Sur ce point, Christoph Spycher tient à préciser: «Chacun a son tempérament, chacun a sa personnalité. Il y a d’énormes différences entre chaque joueur de l’effectif.» Le directeur sportif revendique aussi la diversité de son équipe, qui est à l’image de la ville: «Berne est la capitale d’un pays multiculturel et moderne. Notre équipe s’intègre parfaitement dans cet environnement.»
Young Boys est loin d’être une exception dans le pays. En Suisse romande, le Lausanne-Sport fait «encore mieux». Au sein de la structure Ineos, le club vaudois bénéficie des échanges soutenus avec l’OGC Nice en France et le Racing Club Abidjan, en Côte d'Ivoire. Ce club formateur a été fondé par Souleymane Cissé, actuel directeur sportif du LS. Trois anciens membres de cette académie jouent un rôle important en équipe première. Milieux de terrains prometteurs, Jean N’Guessan (18 ans), Brahima Ouattara (19 ans) et Thomas Trazié (22 ans) ont régulièrement évolué en tant que titulaires dans cette première partie de saison.
Un coup d’œil à la liste actuelle des meilleurs buteurs de la Super League suffit pour voir l’influence des footballeurs d’origine africaine. Avec Assan Ceesay (FCZ), Jordan Siebatcheu, Wilfried Kanga (tous deux en YB), Kaly Sène (GC), Elie Youan (Saint-Gall) et Grejohn Kyei (Servette), ils sont six parmi les dix artificiers plus prolifiques de l’élite.
Au total, 122 joueurs africains ou nés de parents africains sont actuellement sous contrat dans les deux ligues professionnelles en Suisse. Une tendance à la hausse.
Une plus grande autonomie
Alain Geiger, l’entraîneur du Servette FC, est un fin connaisseur du football africain. Il a entraîné plusieurs clubs algériens (la JS Kabylie, l’ES Sétif, le Mouloudia d’Alger ou le MO Béjaïa), avant de s’asseoir sur le banc grenat. Le Valaisan apprécie l’autonomie de ces footballeurs dès leur plus jeune âge. «En Afrique, les joueurs apprennent très jeunes à assumer des responsabilités et à voler de leurs propres ailes.
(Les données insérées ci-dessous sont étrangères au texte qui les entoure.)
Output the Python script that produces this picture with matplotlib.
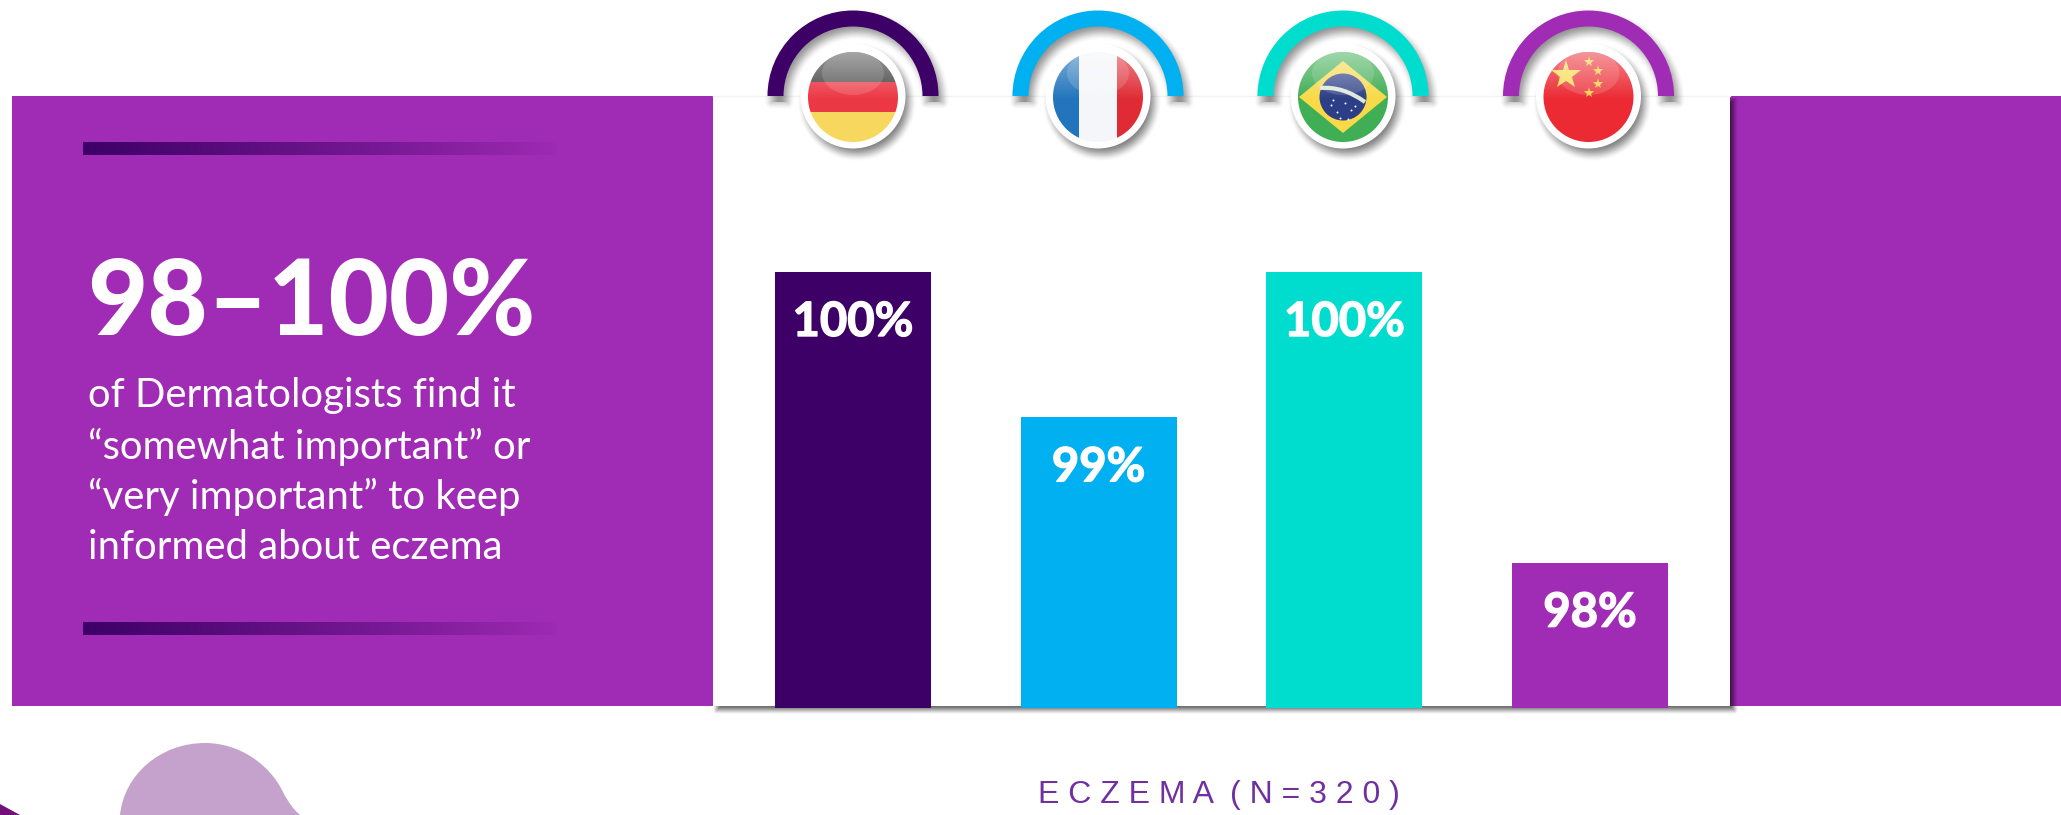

Qui porte le sac des jeunes footballeurs suisses? Ce sont les parents. Et c’est la mère qui nettoie les chaussures de foot à la maison», compare Alain Geiger.
Un autre Romand connaît bien le sujet. Michel Decastel, ancien entraîneur de Sion et de Xamax, a travaillé pendant plus de dix ans en Afrique. «Il y a désormais beaucoup d’académies sur le continent. Les joueurs y sont très bien formés dans tous les domaines», explique le Neuchâtelois. Pour permettre à ces footballeurs de s’épanouir en Suisse, l’intégration est décisive. «C’est dans ce registre que l’entraîneur joue un rôle clé. Il doit les inciter à ne pas s’isoler, à aller vers leurs coéquipiers. Sinon, cela peut entraîner des problèmes de cohésion.» À cet égard, Michel Decastel salue justement le travail «exemplaire» de clubs comme YB, Saint-Gall, Zurich et Lausanne.
Daby Samba n’aurait jamais imaginé, lorsqu’il a atterri à Genève dans les années 1960, à quel point le football suisse bénéficierait aujourd’hui de cette riche diversité.